Extract the lines from the start through the line that holds "from bokeh.core.properties import value", both included, omitting all images.

MATERIAL PROVIDED:
----
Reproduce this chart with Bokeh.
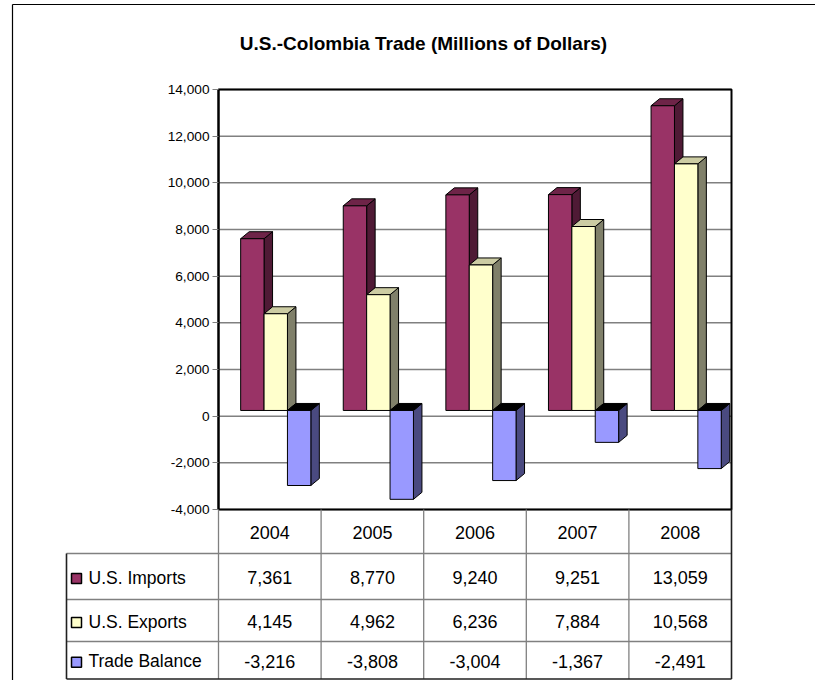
from bokeh.plotting import figure
from bokeh.models import Range1d, LinearAxis, FixedTicker, NumeralTickFormatter
from bokeh.embed import file_html
from bokeh.resources import INLINE
from bokeh.core.properties import value

# ---------------- data ----------------
years = ["2004", "2005", "2006", "2007", "2008"]
imports = [7361, 8770, 9240, 9251, 13059]
exports = [4145, 4962, 6236, 7884, 10568]
balance = [-3216, -3808, -3004, -1367, -2491]
series_names = ["U.S. Imports", "U.S. Exports", "Trade Balance"]
y_ticks = [-4000, -2000, 0, 2000, 4000, 6000, 8000, 10000, 12000, 14000]
title_text = "U.S.-Colombia Trade (Millions of Dollars)"

series_values = [imports, exports, balance]
front_colors = ["#993366", "#FFFFCC", "#9999FF"]
side_colors = ["#4F1A35", "#80806A", "#4A4A80"]
top_colors = ["#6E2448", "#CCCCA3", "#000000"]

# ---------------- layout (canvas pixels) ----------------
W, H = 815, 680
PA_L, PA_R = 218.0, 731.0
PA_T, PA_B = 89.0, 509.0
Y_MIN, Y_MAX = y_ticks[0], y_ticks[-1]
ncat = len(years)
cat_w = (PA_R - PA_L) / ncat
k = (PA_B - PA_T) / (Y_MAX - Y_MIN)
y0_px = PA_B - (0 - Y_MIN) * k


def ux(px):
    return (px - PA_L) / cat_w


def vy(py):
    return (y0_px - py) / k


FONT = value("Liberation Sans")

p = figure(width=W, height=H, output_backend="svg", toolbar_location=None,
           x_axis_type=None, y_axis_type=None,
           x_range=Range1d(ux(0), ux(W)),
           y_range=Range1d(vy(H), vy(0)),
           min_border=0, min_border_left=0, min_border_right=0,
           min_border_top=0, min_border_bottom=0)
p.outline_line_color = None
p.background_fill_color = "white"
p.border_fill_color = "white"

# outer border (left + top)
p.segment(x0=[ux(12), ux(12)], y0=[vy(4), vy(4)],
          x1=[ux(12), ux(W)], y1=[vy(H), vy(4)],
          line_color="black", line_width=1.2)

# gridlines
p.segment(x0=[0] * len(y_ticks), x1=[ncat] * len(y_ticks), y0=y_ticks, y1=y_ticks,
          line_color="#808080", line_width=1.5)

# ---------------- 3D bars ----------------
BAR_OFF = 0.216
BAR_W = 0.228
DX = 8.5 / cat_w
DY = 7.0 / k
BASE = 5.7 / k

for s, vals in enumerate(series_values):
    lefts, rights, bots, tops = [], [], [], []
    side_xs, side_ys, top_xs, top_ys = [], [], [], []
    for i, v in enumerate(vals):
        x0 = i + BAR_OFF + s * BAR_W
        x1 = x0 + BAR_W
        if v >= 0:
            b, t = BASE, BASE + v
        else:
            b, t = BASE + v, BASE
        lefts.append(x0); rights.append(x1); bots.append(b); tops.append(t)
        side_xs.append([x1, x1 + DX, x1 + DX, x1])
        side_ys.append([b, b + DY, t + DY, t])
        top_xs.append([x0, x1, x1 + DX, x0 + DX])
        top_ys.append([t, t, t + DY, t + DY])
    p.patches(xs=side_xs, ys=side_ys, fill_color=side_colors[s], line_color="black", line_width=1)
    p.patches(xs=top_xs, ys=top_ys, fill_color=top_colors[s], line_color="black", line_width=1)
    p.quad(left=lefts, right=rights, bottom=bots, top=tops,
           fill_color=front_colors[s], line_color="black", line_width=1)

# plot area border
p.quad(left=[0], right=[ncat], bottom=[Y_MIN], top=[Y_MAX],
       fill_color=None, line_color="black", line_width=2)

# y axis placed at plot-area left edge
yaxis = LinearAxis(fixed_location=0, bounds=(Y_MIN, Y_MAX),
                   ticker=FixedTicker(ticks=y_ticks),
                   formatter=NumeralTickFormatter(format="0,0"))
yaxis.major_label_text_font = "Liberation Sans"
yaxis.major_label_text_font_size = "13.7px"
yaxis.major_label_text_color = "black"
yaxis.major_label_standoff = 3
yaxis.axis_line_color = "black"
yaxis.axis_line_width = 2
yaxis.major_tick_out = 6
yaxis.major_tick_in = 0
yaxis.minor_tick_out = 0
yaxis.minor_tick_in = 0
yaxis.major_tick_line_color = "#808080"
p.add_layout(yaxis, "left")

# ---------------- data table ----------------
row_edges = [509.0, 553.0, 599.0, 641.0, 678.5]
LEG_L = 66.0
col_x = [i for i in range(ncat + 1)]

# inner horizontal lines
p.segment(x0=[ux(LEG_L)] * 3, x1=[ncat] * 3,
          y0=[vy(e) for e in row_edges[1:4]], y1=[vy(e) for e in row_edges[1:4]],
          line_color="#808080", line_width=1.3)
# inner vertical lines
p.segment(x0=col_x[:-1], x1=col_x[:-1], y0=[vy(row_edges[0])] * ncat, y1=[vy(row_edges[-1])] * ncat,
          line_color="#808080", line_width=1.3)
# outer lines
p.segment(x0=[ux(LEG_L), ux(LEG_L), ncat], x1=[ncat, ux(LEG_L), ncat],
          y0=[vy(row_edges[-1]), vy(row_edges[1]), vy(row_edges[0])],
          y1=[vy(row_edges[-1]), vy(row_edges[-1]), vy(row_edges[-1])],
          line_color="#202020", line_width=1.6)

TABLE_FS = value("18px")
# header years
hdr_y = vy((row_edges[0] + row_edges[1]) / 2 + 1)
p.text(x=[i + 0.5 for i in range(ncat)], y=[hdr_y] * ncat, text=years,
       text_font=FONT, text_font_size=TABLE_FS, text_color="black",
       text_align="center", text_baseline="middle")

for r, (name, vals) in enumerate(zip(series_names, series_values)):
    cy_px = (row_edges[r + 1] + row_edges[r + 2]) / 2 + 1
    cy = vy(cy_px)
    p.text(x=[i + 0.5 for i in range(ncat)], y=[cy] * ncat,
           text=[f"{v:,}" for v in vals],
           text_font=FONT, text_font_size=TABLE_FS, text_color="black",
           text_align="center", text_baseline="middle")
    p.scatter(x=[ux(76)], y=[vy(cy_px + 1)], marker="square", size=10,
              fill_color=front_colors[r], line_color="black", line_width=1.5)
    p.text(x=[ux(88)], y=[cy], text=[name],
           text_font=FONT, text_font_size=value("17.5px"), text_color="black",
           text_align="left", text_baseline="middle")

# title
p.text(x=[ux(423)], y=[vy(43)], text=[title_text],
       text_font=FONT, text_font_size=value("19px"), text_font_style="bold",
       text_color="black", text_align="center", text_baseline="middle")

open("out.html", "w").write(file_html(p, INLINE))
----
CORRECT ANSWER:
Reproduce this chart with Bokeh.
from bokeh.plotting import figure
from bokeh.models import Range1d, LinearAxis, FixedTicker, NumeralTickFormatter
from bokeh.embed import file_html
from bokeh.resources import INLINE
from bokeh.core.properties import value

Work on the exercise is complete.